= WORK REQUIRED =
Your task is to reproduce, verbatim and without pictures, the lines from the opening of the listing through the line containing "mec='none', mew=0, zorder=4)[0]".

───── RAW DATA ─────

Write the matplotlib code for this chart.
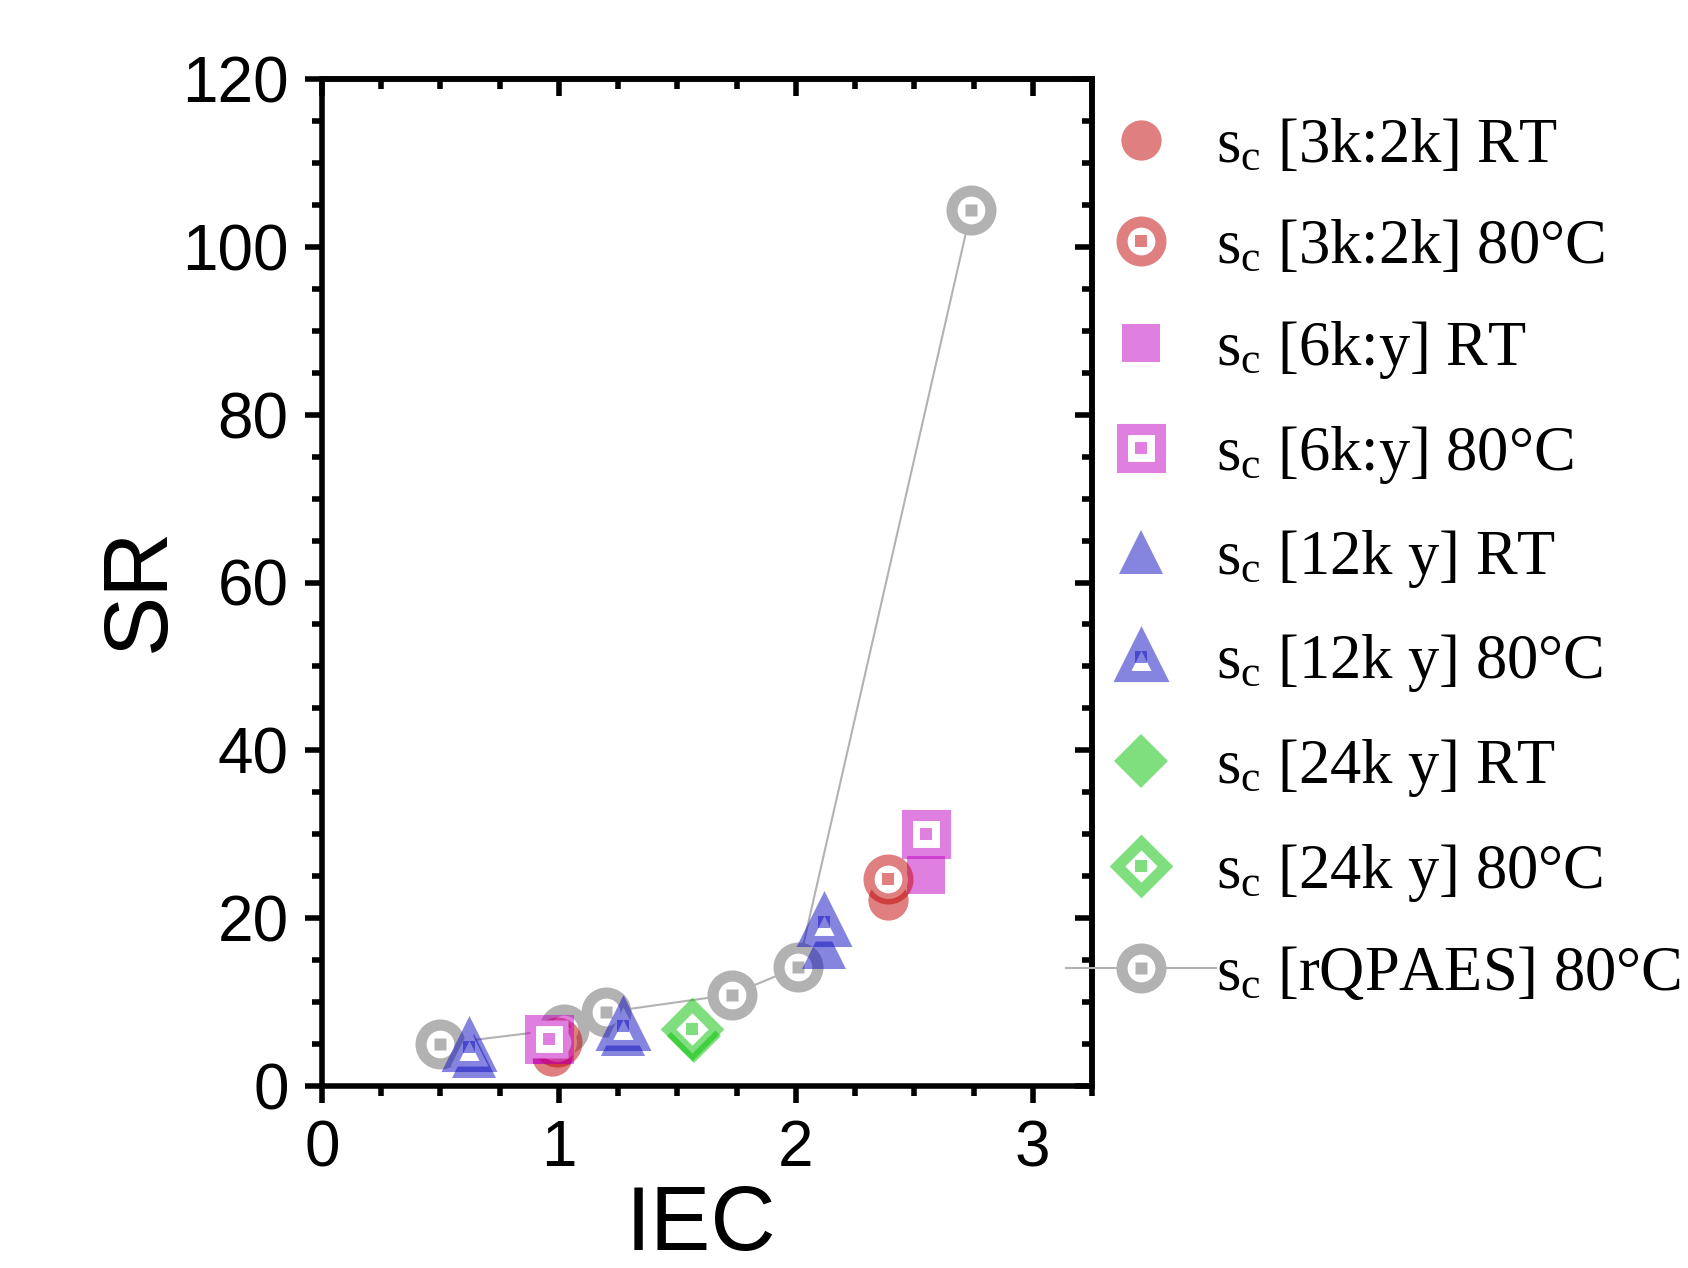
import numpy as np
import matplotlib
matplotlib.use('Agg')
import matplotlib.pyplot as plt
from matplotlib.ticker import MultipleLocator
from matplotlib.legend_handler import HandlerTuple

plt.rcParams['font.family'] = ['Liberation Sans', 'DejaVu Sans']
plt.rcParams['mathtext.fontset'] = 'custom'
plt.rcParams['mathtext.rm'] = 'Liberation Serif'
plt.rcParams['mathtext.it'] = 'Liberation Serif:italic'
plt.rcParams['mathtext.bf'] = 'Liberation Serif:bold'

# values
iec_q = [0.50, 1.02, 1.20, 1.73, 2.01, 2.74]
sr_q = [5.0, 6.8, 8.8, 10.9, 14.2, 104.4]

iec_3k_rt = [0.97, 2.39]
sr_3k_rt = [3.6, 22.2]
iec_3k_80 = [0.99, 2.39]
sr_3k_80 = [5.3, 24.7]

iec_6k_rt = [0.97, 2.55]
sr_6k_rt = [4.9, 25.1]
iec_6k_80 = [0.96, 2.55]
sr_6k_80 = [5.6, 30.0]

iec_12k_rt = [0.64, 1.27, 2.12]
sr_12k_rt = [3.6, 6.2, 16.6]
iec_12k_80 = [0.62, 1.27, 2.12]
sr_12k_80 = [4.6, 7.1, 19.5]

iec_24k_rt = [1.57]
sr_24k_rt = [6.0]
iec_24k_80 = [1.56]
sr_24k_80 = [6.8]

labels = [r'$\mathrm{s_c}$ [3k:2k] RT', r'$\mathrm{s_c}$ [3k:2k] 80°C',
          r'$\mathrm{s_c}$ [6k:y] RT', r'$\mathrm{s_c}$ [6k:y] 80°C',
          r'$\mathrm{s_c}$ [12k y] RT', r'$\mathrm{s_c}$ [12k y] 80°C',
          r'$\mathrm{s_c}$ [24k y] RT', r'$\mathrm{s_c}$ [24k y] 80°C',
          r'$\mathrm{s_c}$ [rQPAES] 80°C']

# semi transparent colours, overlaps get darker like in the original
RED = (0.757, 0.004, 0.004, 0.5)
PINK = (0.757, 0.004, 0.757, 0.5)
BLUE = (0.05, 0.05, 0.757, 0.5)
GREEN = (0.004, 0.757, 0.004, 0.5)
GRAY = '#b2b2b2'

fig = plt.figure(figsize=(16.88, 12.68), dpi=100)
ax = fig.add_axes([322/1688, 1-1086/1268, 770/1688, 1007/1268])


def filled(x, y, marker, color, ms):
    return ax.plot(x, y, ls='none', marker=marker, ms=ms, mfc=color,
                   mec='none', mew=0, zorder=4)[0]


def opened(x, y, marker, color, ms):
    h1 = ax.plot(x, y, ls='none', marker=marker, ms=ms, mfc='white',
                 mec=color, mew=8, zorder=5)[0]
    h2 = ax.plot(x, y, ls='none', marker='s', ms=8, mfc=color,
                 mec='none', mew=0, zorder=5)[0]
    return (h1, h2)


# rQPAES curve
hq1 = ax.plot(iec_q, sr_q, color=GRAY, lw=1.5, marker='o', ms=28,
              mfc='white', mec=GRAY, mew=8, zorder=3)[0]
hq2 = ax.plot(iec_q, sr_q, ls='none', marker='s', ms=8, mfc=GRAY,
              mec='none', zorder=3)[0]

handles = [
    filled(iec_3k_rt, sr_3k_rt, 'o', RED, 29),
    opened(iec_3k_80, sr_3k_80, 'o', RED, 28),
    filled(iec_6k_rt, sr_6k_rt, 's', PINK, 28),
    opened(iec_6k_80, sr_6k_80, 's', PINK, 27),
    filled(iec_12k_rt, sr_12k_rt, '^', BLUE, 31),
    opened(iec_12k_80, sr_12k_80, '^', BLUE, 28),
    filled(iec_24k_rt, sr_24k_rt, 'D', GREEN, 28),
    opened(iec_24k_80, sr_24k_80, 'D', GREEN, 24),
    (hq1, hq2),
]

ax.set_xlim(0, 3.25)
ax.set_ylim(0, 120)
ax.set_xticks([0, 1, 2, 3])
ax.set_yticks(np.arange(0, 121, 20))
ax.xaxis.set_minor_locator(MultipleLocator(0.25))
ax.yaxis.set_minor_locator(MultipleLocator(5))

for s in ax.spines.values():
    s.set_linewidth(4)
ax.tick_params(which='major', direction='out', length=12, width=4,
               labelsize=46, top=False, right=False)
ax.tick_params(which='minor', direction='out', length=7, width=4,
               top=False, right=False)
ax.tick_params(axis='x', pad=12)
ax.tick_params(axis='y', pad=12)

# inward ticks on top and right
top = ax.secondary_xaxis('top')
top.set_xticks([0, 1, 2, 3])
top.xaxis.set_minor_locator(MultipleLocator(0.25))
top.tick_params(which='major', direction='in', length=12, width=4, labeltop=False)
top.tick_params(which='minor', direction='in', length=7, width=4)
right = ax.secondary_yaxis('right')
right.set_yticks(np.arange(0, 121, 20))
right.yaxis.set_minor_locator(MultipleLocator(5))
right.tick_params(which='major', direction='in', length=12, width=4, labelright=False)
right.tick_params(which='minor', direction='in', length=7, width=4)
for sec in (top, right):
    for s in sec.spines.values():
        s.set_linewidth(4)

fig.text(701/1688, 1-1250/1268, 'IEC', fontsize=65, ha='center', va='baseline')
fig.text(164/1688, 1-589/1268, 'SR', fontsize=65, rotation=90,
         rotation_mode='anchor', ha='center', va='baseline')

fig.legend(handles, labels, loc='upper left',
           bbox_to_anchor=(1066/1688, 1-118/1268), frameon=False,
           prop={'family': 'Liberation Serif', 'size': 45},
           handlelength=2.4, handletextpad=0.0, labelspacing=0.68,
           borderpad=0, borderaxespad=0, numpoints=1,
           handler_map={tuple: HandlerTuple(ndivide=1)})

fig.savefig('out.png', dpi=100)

─────

= THE COMPLETED TASK =
Write the matplotlib code for this chart.
import numpy as np
import matplotlib
matplotlib.use('Agg')
import matplotlib.pyplot as plt
from matplotlib.ticker import MultipleLocator
from matplotlib.legend_handler import HandlerTuple

plt.rcParams['font.family'] = ['Liberation Sans', 'DejaVu Sans']
plt.rcParams['mathtext.fontset'] = 'custom'
plt.rcParams['mathtext.rm'] = 'Liberation Serif'
plt.rcParams['mathtext.it'] = 'Liberation Serif:italic'
plt.rcParams['mathtext.bf'] = 'Liberation Serif:bold'

# values
iec_q = [0.50, 1.02, 1.20, 1.73, 2.01, 2.74]
sr_q = [5.0, 6.8, 8.8, 10.9, 14.2, 104.4]

iec_3k_rt = [0.97, 2.39]
sr_3k_rt = [3.6, 22.2]
iec_3k_80 = [0.99, 2.39]
sr_3k_80 = [5.3, 24.7]

iec_6k_rt = [0.97, 2.55]
sr_6k_rt = [4.9, 25.1]
iec_6k_80 = [0.96, 2.55]
sr_6k_80 = [5.6, 30.0]

iec_12k_rt = [0.64, 1.27, 2.12]
sr_12k_rt = [3.6, 6.2, 16.6]
iec_12k_80 = [0.62, 1.27, 2.12]
sr_12k_80 = [4.6, 7.1, 19.5]

iec_24k_rt = [1.57]
sr_24k_rt = [6.0]
iec_24k_80 = [1.56]
sr_24k_80 = [6.8]

labels = [r'$\mathrm{s_c}$ [3k:2k] RT', r'$\mathrm{s_c}$ [3k:2k] 80°C',
          r'$\mathrm{s_c}$ [6k:y] RT', r'$\mathrm{s_c}$ [6k:y] 80°C',
          r'$\mathrm{s_c}$ [12k y] RT', r'$\mathrm{s_c}$ [12k y] 80°C',
          r'$\mathrm{s_c}$ [24k y] RT', r'$\mathrm{s_c}$ [24k y] 80°C',
          r'$\mathrm{s_c}$ [rQPAES] 80°C']

# semi transparent colours, overlaps get darker like in the original
RED = (0.757, 0.004, 0.004, 0.5)
PINK = (0.757, 0.004, 0.757, 0.5)
BLUE = (0.05, 0.05, 0.757, 0.5)
GREEN = (0.004, 0.757, 0.004, 0.5)
GRAY = '#b2b2b2'

fig = plt.figure(figsize=(16.88, 12.68), dpi=100)
ax = fig.add_axes([322/1688, 1-1086/1268, 770/1688, 1007/1268])


def filled(x, y, marker, color, ms):
    return ax.plot(x, y, ls='none', marker=marker, ms=ms, mfc=color,
                   mec='none', mew=0, zorder=4)[0]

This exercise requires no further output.